* _Requirement_
Extract the lines from the start through the line that holds "(0,0) rectangle (1430,1580);", both included, omitting all images.

** BEGIN Data section **

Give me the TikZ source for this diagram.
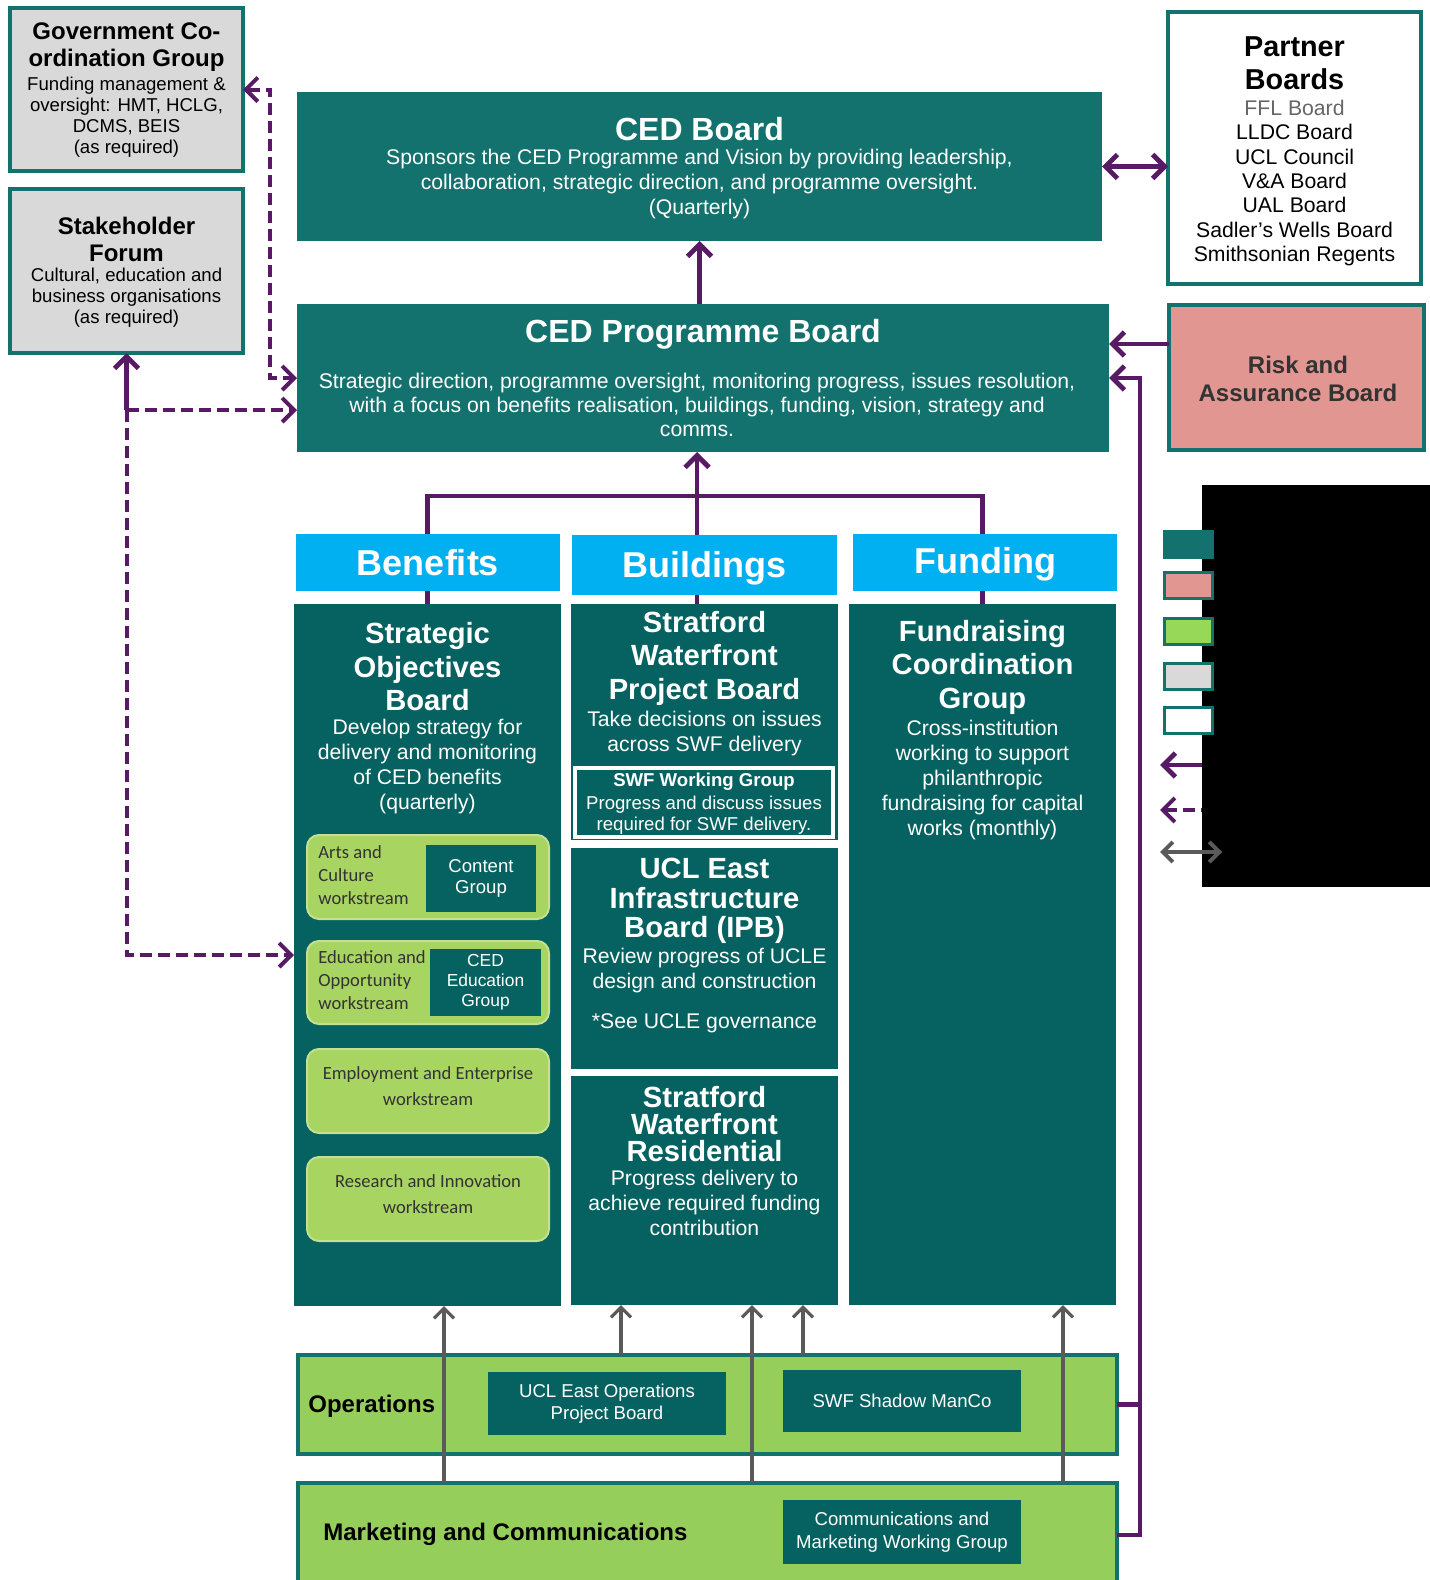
\documentclass[tikz,border=0pt]{standalone}
\usepackage{fontspec}
\setmainfont{Liberation Sans}
\newfontfamily\calfont{Carlito}
\usetikzlibrary{arrows.meta,fit,positioning}

\definecolor{cedteal}{RGB}{20,114,110}
\definecolor{colteal}{RGB}{6,98,96}
\definecolor{hdrblue}{RGB}{0,176,240}
\definecolor{opsgreen}{RGB}{150,206,92}
\definecolor{wsgreen}{RGB}{168,212,98}
\definecolor{boxgrey}{RGB}{217,217,217}
\definecolor{riskpink}{RGB}{226,150,146}
\definecolor{linkpurple}{RGB}{88,26,100}
\definecolor{linkgrey}{RGB}{90,90,90}

\newcommand{\fs}[2]{\fontsize{#1}{#2}\selectfont}

\begin{document}
\begin{tikzpicture}[x=0.5pt,y=-0.5pt,>={Straight Barb[length=6pt,width=12pt]},
  every fit/.style={inner sep=0pt,outer sep=0pt},
  tealbox/.style={fill=cedteal},
  colbox/.style={fill=colteal},
  hdrbox/.style={fill=hdrblue},
  hdrtxt/.style={lbl,text=white,font=\bfseries\fs{18}{20}},
  greybox/.style={fill=boxgrey,draw=cedteal,line width=2pt},
  partbox/.style={fill=white,draw=cedteal,line width=2pt},
  riskbox/.style={fill=riskpink,draw=cedteal,line width=2pt},
  risktxt/.style={lbl,text=black!80,font=\bfseries\fs{12}{14}},
  wsbox/.style={fill=wsgreen,draw=wsgreen!70!white,line width=1pt,rounded corners=6pt},
  wstxt/.style={lbl,text=black!80,font=\calfont\fs{9.3}{13}},
  greenband/.style={fill=opsgreen,draw=cedteal,line width=1.6pt},
  subbox/.style={fill=colteal},
  subtxt/.style={lbl,text=white,font=\fs{9.3}{11.3}},
  keybox/.style={draw=cedteal,line width=1.5pt},
  lbl/.style={inner sep=0pt,align=center},
  bigttl/.style={lbl,text=white,font=\bfseries\fs{16}{18}},
  colttl/.style={lbl,text=white,font=\bfseries\fs{14.6}{16.75}},
  colbdy/.style={lbl,text=white,font=\fs{10.6}{12.5}},
  greyttl/.style={lbl,font=\bfseries\fs{12}{13.5}},
  greybdy/.style={lbl,font=\fs{9.3}{10.5}},
  link/.style={draw=linkpurple,line width=2.4pt},
  dlink/.style={link,line width=2pt,dash pattern=on 6pt off 3pt},
  glink/.style={draw=linkgrey,line width=1.6pt,>={Straight Barb[length=5pt,width=10pt]}}]

\useasboundingbox (0,0) rectangle (1430,1580);

% top boards
\node[greybox,fit={(10,8) (243,171)}] (gov) {};
\node[greyttl] (govttl) at (126.5,47) {Government Co-\\ordination Group};
\node[greybdy] (govbdy) at (126.5,117) {Funding management \&\\oversight: HMT, HCLG,\\DCMS, BEIS\\(as required)};
\node[greybox,fit={(10,189) (243,353)}] (stake) {};
\node[greyttl] (stakettl) at (126.5,239) {Stakeholder\\Forum};
\node[greybdy] (stakebdy) at (126.5,298) {Cultural, education and\\business organisations\\(as required)};

\node[tealbox,fit={(297,92) (1102,241)}] (ced) {};
\node[bigttl] (cedttl) at (699.5,129) {CED Board};
\node[colbdy] (cedbdy) at (699.5,184) {Sponsors the CED Programme and Vision by providing leadership,\\collaboration, strategic direction, and programme oversight.\\(Quarterly)};
\node[tealbox,fit={(297,304) (1109,452)}] (prog) {};
\node[bigttl] (progttl) at (703,334) {CED Programme Board};
\node[colbdy,font=\fs{10.6}{12.2}] (progbdy) at (697,405) {Strategic direction, programme oversight, monitoring progress, issues resolution,\\with a focus on benefits realisation, buildings, funding, vision, strategy and\\comms.};

\node[partbox,fit={(1168,12) (1421,284)}] (partner) {};
\node[lbl,font=\bfseries\fs{14.4}{16.6}] (partttl) at (1294.5,63) {Partner\\Boards};
\node[lbl,font=\fs{10.6}{12.2}] (partbdy) at (1294.5,183) {\textcolor{black!60}{FFL Board}\\LLDC Board\\UCL Council\\V\&A Board\\UAL Board\\Sadler’s Wells Board\\Smithsonian Regents};
\node[riskbox,fit={(1169,305) (1424,450)}] (risk) {};
\node[risktxt] at (1298,379) {Risk and\\Assurance Board};

% key (partly hidden)
\fill[black] (1202,485) rectangle (1430,887);
\foreach \ky/\kfill in {531/cedteal,572/riskpink,618/wsgreen!90!green,663/boxgrey,707/white}
  \node[keybox,fill=\kfill,fit={(1164,\ky) (1212,\ky+26)}] {};
\coordinate (keya) at (1202,765);
\coordinate (keyb) at (1202,810);
\coordinate (keyc) at (1222,852);
\draw[link,<-] ([xshift=-21pt]keya) -- (keya);
\draw[dlink,<-] ([xshift=-21pt]keyb) -- (keyb);
\draw[glink,<->,line width=2pt] ([xshift=-31pt]keyc) -- (keyc);

% columns
\node[colbox,fit={(294,604) (561,1306)}] (ben) {};
\node[colttl] (benttl) at (427.5,667) {Strategic\\Objectives\\Board};
\node[colbdy] (benbdy) at (427.5,767) {Develop strategy for\\delivery and monitoring\\of CED benefits\\(quarterly)};
\node[colbox,fit={(571,604) (838,840)}] (swfpb) {};
\node[colttl] (swfttl) at (704.5,658) {Stratford\\Waterfront\\Project Board};
\node[colbdy] (swfbdy) at (704.5,733.5) {Take decisions on issues\\across SWF delivery};
\node[colbox,draw=white,line width=1.6pt,fit={(575,768) (833,837)}] (swfwg) {};
\node[lbl,text=white,font=\bfseries\fs{9.3}{10.5}] (wgttl) at (704,782) {SWF Working Group};
\node[lbl,text=white,font=\fs{9.3}{10.5}] (wgbdy) at (704,815) {Progress and discuss issues\\required for SWF delivery.};
\node[colbox,fit={(571,848) (838,1069)}] (ipb) {};
\node[colttl,font=\bfseries\fs{14.6}{14.75}] (ipbttl) at (704.5,901) {UCL East\\Infrastructure\\Board (IPB)};
\node[colbdy] (ipbbdy) at (704.5,971) {Review progress of UCLE\\design and construction};
\node[colbdy] (ipbsee) at (704.5,1023) {*See UCLE governance};
\node[colbox,fit={(571,1076) (838,1305)}] (res) {};
\node[colttl,font=\bfseries\fs{14.6}{13.5}] (resttl) at (704.5,1124) {Stratford\\Waterfront\\Residential};
\node[colbdy] (resbdy) at (704.5,1203) {Progress delivery to\\achieve required funding\\contribution};
\node[colbox,fit={(849,604) (1116,1305)}] (fund) {};
\node[colttl] (fundttl) at (982.5,667) {Fundraising\\Coordination\\Group};
\node[colbdy] (fundbdy) at (982.5,780) {Cross-institution\\working to support\\philanthropic\\fundraising for capital\\works (monthly)};

% theme lines to the programme board
\draw[link,line join=miter] (ben.north) -- (ben.north |- 0,496) -| (fund.north);
\draw[link,->] (swfpb.north -| 697,0) -- (prog.south -| 697,0);
\node[hdrbox,fit={(296,534) (560,591)}] (hben) {};
\node[hdrtxt] at (hben) {Benefits};
\node[hdrbox,fit={(572,535) (837,595)}] (hbld) {};
\node[hdrtxt] at ([yshift=-1.5pt]hbld) {Buildings};
\node[hdrbox,fit={(853,534) (1117,591)}] (hfund) {};
\node[hdrtxt] at ([yshift=-1pt]hfund) {Funding};

% workstreams
\node[wsbox,fit={(307,835) (549,919)}] (arts) {};
\node[lbl,align=left,anchor=west,text=black!80,font=\calfont\fs{9.3}{11.5}] (artstxt) at (318,875) {Arts and\\Culture\\workstream};
\node[subbox,fit={(426,845) (536,912)}] (contentg) {};
\node[subtxt,font=\fs{9.3}{10.5}] at (contentg) {Content\\Group};
\node[wsbox,fit={(307,941) (549,1024)}] (edu) {};
\node[lbl,align=left,anchor=west,text=black!80,font=\calfont\fs{9.3}{11.5}] (edutxt) at (318,980) {Education and\\Opportunity\\workstream};
\node[subbox,fit={(430,949) (541,1016)}] (cedg) {};
\node[subtxt,font=\fs{8.7}{10}] at (cedg) {CED\\Education\\Group};
\node[wsbox,fit={(307,1049) (549,1133)}] (emp) {};
\node[wstxt] at ([yshift=2.5pt]emp) {Employment and Enterprise\\workstream};
\node[wsbox,fit={(307,1157) (549,1241)}] (rni) {};
\node[wstxt] at ([yshift=2.5pt]rni) {Research and Innovation\\workstream};

% operations and marketing
\node[greenband,fit={(298,1355) (1117,1454)}] (ops) {};
\node[lbl,anchor=west,font=\bfseries\fs{12}{14}] (opstxt) at (308,1406) {Operations};
\node[greenband,fit={(298,1483) (1117,1587)}] (mkt) {};
\node[lbl,anchor=west,font=\bfseries\fs{12}{14}] (mkttxt) at (323,1534) {Marketing and Communications};
\foreach \gx/\gsrc/\gdst in {444/mkt/ben,752/mkt/res,1063/mkt/fund,621/ops/res,803/ops/res}
  \draw[glink,->] (\gsrc.north -| \gx,0) -- (\gdst.south -| \gx,0);
\node[subbox,fit={(488,1372) (726,1435)}] (uclops) {};
\node[subtxt] at (uclops) {UCL East Operations\\Project Board};
\node[subbox,fit={(783,1370) (1021,1432)}] (manco) {};
\node[subtxt] at (manco) {SWF Shadow ManCo};
\node[subbox,fit={(783,1500) (1021,1564)}] (comms) {};
\node[subtxt] at (comms) {Communications and\\Marketing Working Group};

% purple links
\draw[link,->] (prog.north -| ced.south) -- (ced.south);
\draw[link,<->] (ced.east) -- (ced.east -| partner.west);
\draw[link,->] (risk.west |- 0,344) -- (prog.east |- 0,344);
\coordinate (rbus) at (1140,378);
\draw[link,->] (mkt.east) -| (rbus) -- (prog.east |- rbus);
\draw[link] (ops.east) -- (ops.east -| rbus);
\coordinate (gbus) at (270,378);
\draw[dlink,<->] (gov.east) -| (gbus) -- (prog.west);
\coordinate (sbus) at (126.5,410);
\draw[link,->] (sbus) -- (stake.south);
\draw[dlink,->] (sbus) -- (sbus -| prog.west);
\draw[dlink,->] (sbus) |- (ben.west);
\end{tikzpicture}
\end{document}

** END Data section **

* _Correct answer_
Give me the TikZ source for this diagram.
\documentclass[tikz,border=0pt]{standalone}
\usepackage{fontspec}
\setmainfont{Liberation Sans}
\newfontfamily\calfont{Carlito}
\usetikzlibrary{arrows.meta,fit,positioning}

\definecolor{cedteal}{RGB}{20,114,110}
\definecolor{colteal}{RGB}{6,98,96}
\definecolor{hdrblue}{RGB}{0,176,240}
\definecolor{opsgreen}{RGB}{150,206,92}
\definecolor{wsgreen}{RGB}{168,212,98}
\definecolor{boxgrey}{RGB}{217,217,217}
\definecolor{riskpink}{RGB}{226,150,146}
\definecolor{linkpurple}{RGB}{88,26,100}
\definecolor{linkgrey}{RGB}{90,90,90}

\newcommand{\fs}[2]{\fontsize{#1}{#2}\selectfont}

\begin{document}
\begin{tikzpicture}[x=0.5pt,y=-0.5pt,>={Straight Barb[length=6pt,width=12pt]},
  every fit/.style={inner sep=0pt,outer sep=0pt},
  tealbox/.style={fill=cedteal},
  colbox/.style={fill=colteal},
  hdrbox/.style={fill=hdrblue},
  hdrtxt/.style={lbl,text=white,font=\bfseries\fs{18}{20}},
  greybox/.style={fill=boxgrey,draw=cedteal,line width=2pt},
  partbox/.style={fill=white,draw=cedteal,line width=2pt},
  riskbox/.style={fill=riskpink,draw=cedteal,line width=2pt},
  risktxt/.style={lbl,text=black!80,font=\bfseries\fs{12}{14}},
  wsbox/.style={fill=wsgreen,draw=wsgreen!70!white,line width=1pt,rounded corners=6pt},
  wstxt/.style={lbl,text=black!80,font=\calfont\fs{9.3}{13}},
  greenband/.style={fill=opsgreen,draw=cedteal,line width=1.6pt},
  subbox/.style={fill=colteal},
  subtxt/.style={lbl,text=white,font=\fs{9.3}{11.3}},
  keybox/.style={draw=cedteal,line width=1.5pt},
  lbl/.style={inner sep=0pt,align=center},
  bigttl/.style={lbl,text=white,font=\bfseries\fs{16}{18}},
  colttl/.style={lbl,text=white,font=\bfseries\fs{14.6}{16.75}},
  colbdy/.style={lbl,text=white,font=\fs{10.6}{12.5}},
  greyttl/.style={lbl,font=\bfseries\fs{12}{13.5}},
  greybdy/.style={lbl,font=\fs{9.3}{10.5}},
  link/.style={draw=linkpurple,line width=2.4pt},
  dlink/.style={link,line width=2pt,dash pattern=on 6pt off 3pt},
  glink/.style={draw=linkgrey,line width=1.6pt,>={Straight Barb[length=5pt,width=10pt]}}]

\useasboundingbox (0,0) rectangle (1430,1580);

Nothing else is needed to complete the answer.